**Material provided:**
========================

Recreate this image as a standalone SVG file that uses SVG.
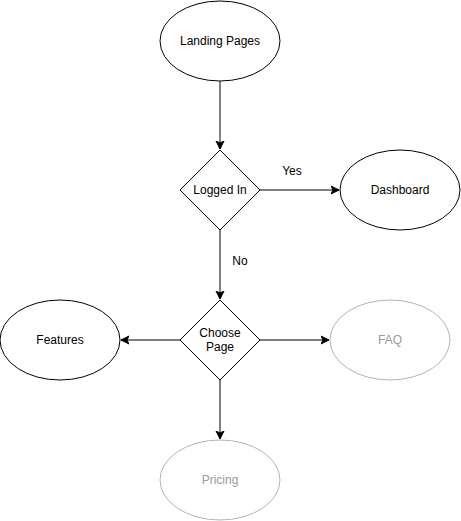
<svg xmlns="http://www.w3.org/2000/svg" width="461" height="521" viewBox="0 0 461 521">
<defs>
<style>
.n{fill:#fff;stroke:#000;stroke-width:1}
.g{fill:#fff;stroke:#b3b3b3;stroke-width:1}
.t{font-family:"Liberation Sans",Arial,sans-serif;font-size:12px;fill:#000;text-anchor:middle;dominant-baseline:central}
.tg{font-family:"Liberation Sans",Arial,sans-serif;font-size:12px;fill:#999;text-anchor:middle;dominant-baseline:central}
.e{fill:none;stroke:#000;stroke-width:1}
</style>
<marker id="a" markerWidth="10" markerHeight="10" refX="8" refY="5" orient="auto" markerUnits="userSpaceOnUse">
<path d="M0,1 L8,5 L0,9 L2,5 Z" fill="#000" stroke="#000" stroke-width="1"/>
</marker>
</defs>
<rect width="461" height="521" fill="#fff"/>
<g id="edges">
<line class="e" x1="220" y1="81" x2="220" y2="149" marker-end="url(#a)"/>
<line class="e" x1="260" y1="190" x2="339" y2="190" marker-end="url(#a)"/>
<line class="e" x1="220" y1="230" x2="220" y2="299" marker-end="url(#a)"/>
<line class="e" x1="180" y1="340" x2="121" y2="340" marker-end="url(#a)"/>
<line class="e" x1="260" y1="340" x2="329" y2="340" marker-end="url(#a)"/>
<line class="e" x1="220" y1="380" x2="220" y2="439" marker-end="url(#a)"/>
<text class="t" x="292" y="171">Yes</text>
<text class="t" x="240" y="261">No</text>
</g>
<g id="landing">
<ellipse class="n" cx="220" cy="41" rx="60" ry="40"/>
<text class="t" x="220" y="41">Landing Pages</text>
</g>
<g id="loggedin">
<polygon class="n" points="220,150 260,190 220,230 180,190"/>
<text class="t" x="220" y="190">Logged In</text>
</g>
<g id="dashboard">
<ellipse class="n" cx="400" cy="190" rx="60" ry="40"/>
<text class="t" x="400" y="190">Dashboard</text>
</g>
<g id="choose">
<polygon class="n" points="220,300 260,340 220,380 180,340"/>
<text class="t" x="220" y="333">Choose</text>
<text class="t" x="220" y="347">Page</text>
</g>
<g id="features">
<ellipse class="n" cx="60" cy="340" rx="60" ry="40"/>
<text class="t" x="60" y="340">Features</text>
</g>
<g id="faq">
<ellipse class="g" cx="390" cy="340" rx="60" ry="40"/>
<text class="tg" x="390" y="340">FAQ</text>
</g>
<g id="pricing">
<ellipse class="g" cx="220" cy="480" rx="60" ry="40"/>
<text class="tg" x="220" y="480">Pricing</text>
</g>
</svg>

========================

**Required task:**
Output a faithful copy of the data, with each picture left out.

**Solution to this problem:**
Recreate this image as a standalone SVG file that uses SVG.
<svg xmlns="http://www.w3.org/2000/svg" width="461" height="521" viewBox="0 0 461 521">
<defs>
<style>
.n{fill:#fff;stroke:#000;stroke-width:1}
.g{fill:#fff;stroke:#b3b3b3;stroke-width:1}
.t{font-family:"Liberation Sans",Arial,sans-serif;font-size:12px;fill:#000;text-anchor:middle;dominant-baseline:central}
.tg{font-family:"Liberation Sans",Arial,sans-serif;font-size:12px;fill:#999;text-anchor:middle;dominant-baseline:central}
.e{fill:none;stroke:#000;stroke-width:1}
</style>
<marker id="a" markerWidth="10" markerHeight="10" refX="8" refY="5" orient="auto" markerUnits="userSpaceOnUse">
<path d="M0,1 L8,5 L0,9 L2,5 Z" fill="#000" stroke="#000" stroke-width="1"/>
</marker>
</defs>
<rect width="461" height="521" fill="#fff"/>
<g id="edges">
<line class="e" x1="220" y1="81" x2="220" y2="149" marker-end="url(#a)"/>
<line class="e" x1="260" y1="190" x2="339" y2="190" marker-end="url(#a)"/>
<line class="e" x1="220" y1="230" x2="220" y2="299" marker-end="url(#a)"/>
<line class="e" x1="180" y1="340" x2="121" y2="340" marker-end="url(#a)"/>
<line class="e" x1="260" y1="340" x2="329" y2="340" marker-end="url(#a)"/>
<line class="e" x1="220" y1="380" x2="220" y2="439" marker-end="url(#a)"/>
<text class="t" x="292" y="171">Yes</text>
<text class="t" x="240" y="261">No</text>
</g>
<g id="landing">
<ellipse class="n" cx="220" cy="41" rx="60" ry="40"/>
<text class="t" x="220" y="41">Landing Pages</text>
</g>
<g id="loggedin">
<polygon class="n" points="220,150 260,190 220,230 180,190"/>
<text class="t" x="220" y="190">Logged In</text>
</g>
<g id="dashboard">
<ellipse class="n" cx="400" cy="190" rx="60" ry="40"/>
<text class="t" x="400" y="190">Dashboard</text>
</g>
<g id="choose">
<polygon class="n" points="220,300 260,340 220,380 180,340"/>
<text class="t" x="220" y="333">Choose</text>
<text class="t" x="220" y="347">Page</text>
</g>
<g id="features">
<ellipse class="n" cx="60" cy="340" rx="60" ry="40"/>
<text class="t" x="60" y="340">Features</text>
</g>
<g id="faq">
<ellipse class="g" cx="390" cy="340" rx="60" ry="40"/>
<text class="tg" x="390" y="340">FAQ</text>
</g>
<g id="pricing">
<ellipse class="g" cx="220" cy="480" rx="60" ry="40"/>
<text class="tg" x="220" y="480">Pricing</text>
</g>
</svg>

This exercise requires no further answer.